Gasping and adrift in the cold saltwater, there were heroes nearby that day that saw what happened. An ordinary family, probably not too different than yours or mine, that without a moment’s hesitation answered the call to help their fellow man. These heroes steamed towards the capsized vessel and rendered aid with whatever they could.
Using a dock hose (garden hose used to rinse off their boat) as a literal lifeline, they brought some of the shocked and freezing boaters to their own vessel as they hailed the Coast Guard on their VHF radio. They called for aid and then would run back to the bow of the boat in tight quarters and hold the boaters as tight as they could. It was difficult to pull them aboard, so they tried to just hold them tight. Back to the radio for another distress call and then back to the bow over and over again.
Minutes felt like hours and as fast as everything was happening, they didn’t even wait to hear a reply from the red-and-white angels called the Coast Guard. On every trip to the radio and back adrenaline was surging and they were unaware of the bruises and cuts they were getting on their legs. It didn’t matter even if they were aware, they wouldn’t have stopped.

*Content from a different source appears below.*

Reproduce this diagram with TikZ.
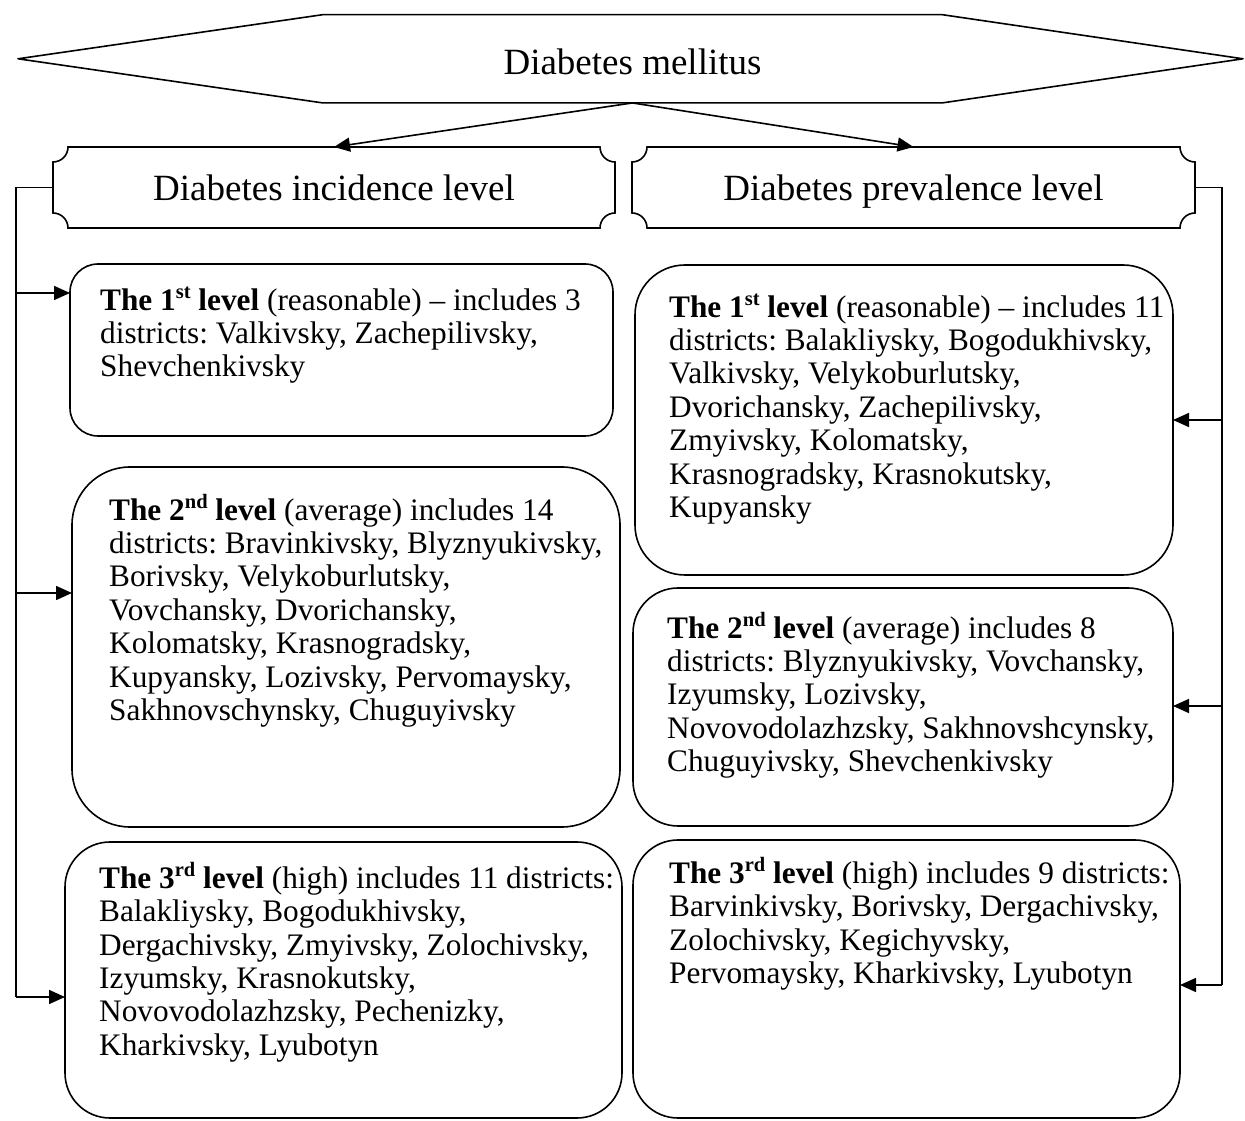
\documentclass[tikz,border=0pt]{standalone}
\usepackage{fontspec}
\setmainfont{Liberation Serif}
\usetikzlibrary{arrows.meta}
\newcommand\plaquepath[2]{%
  \draw[line] ([xshift=#2]#1.north west) -- ([xshift=-#2]#1.north east)
    arc[start angle=180,end angle=270,radius=#2] -- ([yshift=#2]#1.south east)
    arc[start angle=90,end angle=180,radius=#2] -- ([xshift=#2]#1.south west)
    arc[start angle=0,end angle=90,radius=#2] -- ([yshift=-#2]#1.north west)
    arc[start angle=270,end angle=360,radius=#2] -- cycle;}
\newcommand\lvlsup[1]{\raisebox{0.36em}{\fontsize{20.5}{21}\selectfont\bfseries #1}}
\begin{document}
\begin{tikzpicture}[x=1pt,y=1pt,
  line/.style={line width=1.6pt, black},
  arr/.style={line, -{Triangle[length=16pt,width=14pt]}},
  head/.style={outer sep=0pt, inner sep=0pt, text depth=0pt, font=\fontsize{37}{40}\selectfont},
  lvlbox/.style={draw, line width=1.6pt, outer sep=0pt, inner sep=0pt},
  lvltext/.style={anchor=north west, inner sep=0pt, align=left, font=\fontsize{31.3}{33.4}\selectfont\frenchspacing}]
\useasboundingbox (0,0) rectangle (1245,1120);

% title hexagon
\node[outer sep=0pt, minimum width=619pt, minimum height=88.3pt] (top) at (632.5,1061.2) {};
\draw[line, line join=round] ([xshift=-305pt]top.west) -- (top.north west) -- (top.north east)
  -- ([xshift=301pt]top.east) -- (top.south east) -- (top.south west) -- cycle;
\node[head] (toptext) at ([yshift=-3pt]top.center) {Diabetes mellitus};

% headers
\node[head, minimum width=562pt, minimum height=81pt] (H1) at (334,932.5) {Diabetes incidence level};
\node[head, minimum width=563pt, minimum height=81pt] (H2) at (913.5,932.5) {Diabetes prevalence level};
\plaquepath{H1}{15pt}
\plaquepath{H2}{15pt}

\draw[arr] (top.south) -- (H1.north);
\draw[arr] (top.south) -- (H2.north);

% left boxes
\node[lvlbox, rounded corners=28pt, minimum width=543pt, minimum height=172pt] (L1) at (341.5,770) {};
\node[lvlbox, rounded corners=58pt, minimum width=548pt, minimum height=360pt] (L2) at (346,473) {};
\node[lvlbox, rounded corners=45pt, minimum width=557pt, minimum height=276pt] (L3) at (343.5,140) {};
% right boxes
\node[lvlbox, rounded corners=50pt, minimum width=538pt, minimum height=310pt] (R1) at (904,700) {};
\node[lvlbox, rounded corners=45pt, minimum width=540pt, minimum height=238pt] (R2) at (903,413) {};
\node[lvlbox, rounded corners=45pt, minimum width=547pt, minimum height=278pt] (R3) at (906.5,141) {};

% texts
\node[lvltext] (L1t) at (100,838) {\rule{0pt}{28pt}\textbf{The 1\lvlsup{st} level} (reasonable) -- includes 3\\
districts: Valkivsky, Zachepilivsky,\\
Shevchenkivsky};
\node[lvltext] (L2t) at (109,628) {\rule{0pt}{28pt}\textbf{The 2\lvlsup{nd} level} (average) includes 14\\
districts: Bravinkivsky, Blyznyukivsky,\\
Borivsky, Velykoburlutsky,\\
Vovchansky, Dvorichansky,\\
Kolomatsky, Krasnogradsky,\\
Kupyansky, Lozivsky, Pervomaysky,\\
Sakhnovschynsky, Chuguyivsky};
\node[lvltext] (L3t) at (99,260) {\rule{0pt}{28pt}\textbf{The 3\lvlsup{rd} level} (high) includes 11 districts:\\
Balakliysky, Bogodukhivsky,\\
Dergachivsky, Zmyivsky, Zolochivsky,\\
Izyumsky, Krasnokutsky,\\
Novovodolazhzsky, Pechenizky,\\
Kharkivsky, Lyubotyn};
\node[lvltext] (R1t) at (669,831) {\rule{0pt}{28pt}\textbf{The 1\lvlsup{st} level} (reasonable) -- includes 11\\
districts: Balakliysky, Bogodukhivsky,\\
Valkivsky, Velykoburlutsky,\\
Dvorichansky, Zachepilivsky,\\
Zmyivsky, Kolomatsky,\\
Krasnogradsky, Krasnokutsky,\\
Kupyansky};
\node[lvltext] (R2t) at (667,510) {\rule{0pt}{28pt}\textbf{The 2\lvlsup{nd} level} (average) includes 8\\
districts: Blyznyukivsky, Vovchansky,\\
Izyumsky, Lozivsky,\\
Novovodolazhzsky, Sakhnovshcynsky,\\
Chuguyivsky, Shevchenkivsky};
\node[lvltext] (R3t) at (669,265) {\rule{0pt}{28pt}\textbf{The 3\lvlsup{rd} level} (high) includes 9 districts:\\
Barvinkivsky, Borivsky, Dergachivsky,\\
Zolochivsky, Kegichyvsky,\\
Pervomaysky, Kharkivsky, Lyubotyn};

% left connectors
\coordinate (bl) at (16,123);
\coordinate (b1) at (16,827);
\coordinate (b2) at (16,527);
\draw[line] (H1.west) -| (bl);
\draw[arr] (b1) -- (b1 -| L1.west);
\draw[arr] (b2) -- (b2 -| L2.west);
\draw[arr] (bl) -- (bl -| L3.west);

% right connectors
\coordinate (br) at (1222,135);
\coordinate (c1) at (1222,700);
\coordinate (c2) at (1222,414);
\draw[line] (H2.east) -| (br);
\draw[arr] (c1) -- (c1 -| R1.east);
\draw[arr] (c2) -- (c2 -| R2.east);
\draw[arr] (br) -- (br -| R3.east);
\end{tikzpicture}
\end{document}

The Coast Guard was listening, as they always do, day and night, and as this family was saving complete strangers and putting their own safety at risk, a forty-seven foot rescue boat and dolphin helicopter were scrambling to the scene. Flashes of red and white dry suits and heavy, fast footfalls across the pavement followed by the roar of diesel engines only took moments to activate. The cavalry was on the way. Three men pulled on deck, and a rescue diver deployed for the fourth; in minutes that felt like days it was all over and the rotor wash from the dolphin and the waves and ripples from the boats went away as fast as they came.
All four of these jettisoned gentlemen are alive and well due to fast action from a family out for the weekend and the men and women of the United States Coast Guard. Oh, if you run across the Huuki family, pat ‘em on the back or buy them lunch; they’re the heroes of this story.